Last week, the first of what Mayor Antonio Villaraigosa said will be 50 new city parks in park-poor neighborhoods opened in South Los Angles. Most will be less than an acre and built on vacant properties left blighted by foreclosure, my colleague Jessica Garrison reported Friday. The city has also embarked on a pilot program to turn parking spots into “parklets,” with greenery and pedestrian seating.
This is all well and good, and we should absolutely hold Villaraigosa and his City Council colleagues to their promises. When it comes to parks, we have a lot of catching up to do.

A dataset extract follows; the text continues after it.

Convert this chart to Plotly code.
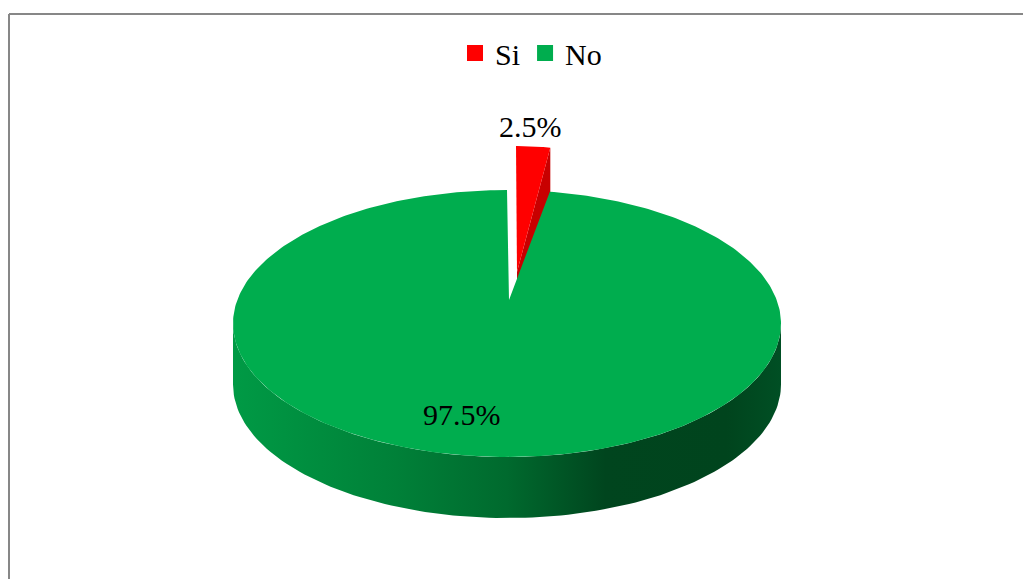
import numpy as np
import plotly.graph_objects as go

# ---- data ----
labels = ["Si", "No"]
values = [2.5, 97.5]
colors_top = ["#ff0000", "#00ad4e"]
colors_side = ["#c80000", "#00441d"]

W, H = 1031, 579
OFF = 8  # page body margin: data coordinates == page pixels
# ---- 3D pie geometry (pixels) ----
cx, cy = 507.0, 323.5      # ellipse centre (top face)
rx, ry = 274.0, 133.5      # ellipse radii
apex = (509.0, 300.0)      # projected pie centre
depth = 61.0               # thickness of pie
explode_apex = (8.0, -28.0)
explode_rim = (9.0, -44.0)
explode_scale = 0.8        # perspective shrink of the pulled-back slice

fracs = np.array(values) / sum(values)
bounds = np.concatenate([[0], np.cumsum(fracs)]) * 360.0


def rim(theta_deg, dy=0.0, sx=1.0):
    t = np.radians(theta_deg)
    return cx + sx * rx * np.sin(t), cy - ry * np.cos(t) + dy


fig = go.Figure()

# --- slice 0 (Si) exploded ---
a0, a1 = bounds[0], bounds[1]
th = np.linspace(a0, a1, 30)
rxs, rys = rim(th, sx=explode_scale)
rxs = rxs + explode_rim[0]
rys = rys + explode_rim[1]
ax_, ay_ = apex[0] + explode_apex[0], apex[1] + explode_apex[1]
ex, ey = rxs[-1], rys[-1]
d2 = depth * 0.8
fig.add_trace(go.Scatter(
    x=[ax_, ex, ex, ax_, ax_], y=[ay_, ey, ey + d2, ay_ + d2, ay_],
    fill="toself", fillcolor=colors_side[0], line=dict(width=0), mode="lines",
    hoverinfo="skip", showlegend=False))
fig.add_trace(go.Scatter(
    x=np.concatenate([[ax_], rxs, [ax_]]), y=np.concatenate([[ay_], rys, [ay_]]),
    fill="toself", fillcolor=colors_top[0], line=dict(width=0), mode="lines",
    hoverinfo="skip", showlegend=False))

# --- slice 1 (No) ---
b0, b1 = bounds[1], bounds[2]
front = np.linspace(max(90, b0), min(270, b1), 120)
tx, ty = rim(front)
bx, by = rim(front[::-1], depth)
fig.add_trace(go.Scatter(
    x=np.concatenate([tx, bx, tx[:1]]), y=np.concatenate([ty, by, ty[:1]]),
    fill="toself", mode="lines", line=dict(width=0),
    fillgradient=dict(type="horizontal",
                      colorscale=[[0, "#009a45"], [0.3, "#008038"], [0.5, "#006a2e"],
                                  [0.68, "#00451e"], [0.9, "#00441d"], [1, "#004f24"]]),
    hoverinfo="skip", showlegend=False))
th = np.linspace(b0, b1, 400)
gx, gy = rim(th)
fig.add_trace(go.Scatter(
    x=np.concatenate([[apex[0]], gx, [apex[0]]]), y=np.concatenate([[apex[1]], gy, [apex[1]]]),
    fill="toself", fillcolor=colors_top[1], line=dict(width=0), mode="lines",
    hoverinfo="skip", showlegend=False))

# legend entries
for lab, col in zip(labels, colors_top):
    fig.add_trace(go.Scatter(x=[None], y=[None], mode="markers", name=lab,
                             marker=dict(symbol="square", size=16, color=col)))

font = dict(family="Liberation Serif, Times New Roman, serif", size=30, color="#000000")

# data labels
label_pos = [(530, 126), (462, 414)]
annotations = []
for v, (lx, ly) in zip(values, label_pos):
    annotations.append(dict(x=lx, y=ly, xref="x", yref="y", text=f"{v}%",
                            showarrow=False, font=font, xanchor="center", yanchor="middle"))

shapes = [
    dict(type="line", xref="x", yref="y", x0=9, y0=14, x1=1050, y1=14,
         line=dict(color="#878787", width=2)),
    dict(type="line", xref="x", yref="y", x0=9, y0=14, x1=9, y1=610,
         line=dict(color="#878787", width=2)),
]

fig.update_layout(
    width=W, height=H,
    margin=dict(l=0, r=0, t=0, b=0),
    paper_bgcolor="#ffffff", plot_bgcolor="#ffffff",
    xaxis=dict(range=[OFF, W + OFF], visible=False, fixedrange=True),
    yaxis=dict(range=[H + OFF, OFF], visible=False, fixedrange=True),
    showlegend=True,
    legend=dict(orientation="h", x=0.5073, xanchor="center", y=1 - 45 / H, yanchor="middle",
                font=font, itemsizing="trace", bgcolor="rgba(0,0,0,0)", tracegroupgap=0),
    annotations=annotations,
    shapes=shapes,
)

fig.write_html("out.html")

But children and families do not live by swings and molded plastic alone. We should focus on providing not just park space, but a chance to sample what people in wealthier neighborhoods enjoy at their doorsteps: Southern California’s fabulous natural assets. Places such as Runyon Canyon might look like airport escalators with dogs on weekends, but they open a door to wilderness for thousands of people. The rest of the city should get this, too.
Making not just a park, but a park like Vista Hermosa, takes a little more effort and it’s not necessarily cheap. The conservancy held long meetings to find out what community members wanted and hired a brilliant L.A. landscape architecture firm, Mia Lehrer + Associates, to carry out their vision. But the fact they pulled it off shows it’s possible, and Brizuela’s gooey marshmallow shows it’s worth it.
With all the blocks and blocks of boarded-up stores and warehouses left over from the last recession, and the one before that, surely there is room for some larger nature parks as well.
In 1930, the Olmsted brothers, sons of Frederick Olmsted, who designed New York’s Central Park, urged the L.A. Chamber of Commerce to set aside 70,000 acres of “pleasureways” from the mountains to the Pacific, Los Angeles journalist Emily Green wrote in The Times last year. City fathers ignored them. It’s not too late to reclaim some of this lost legacy.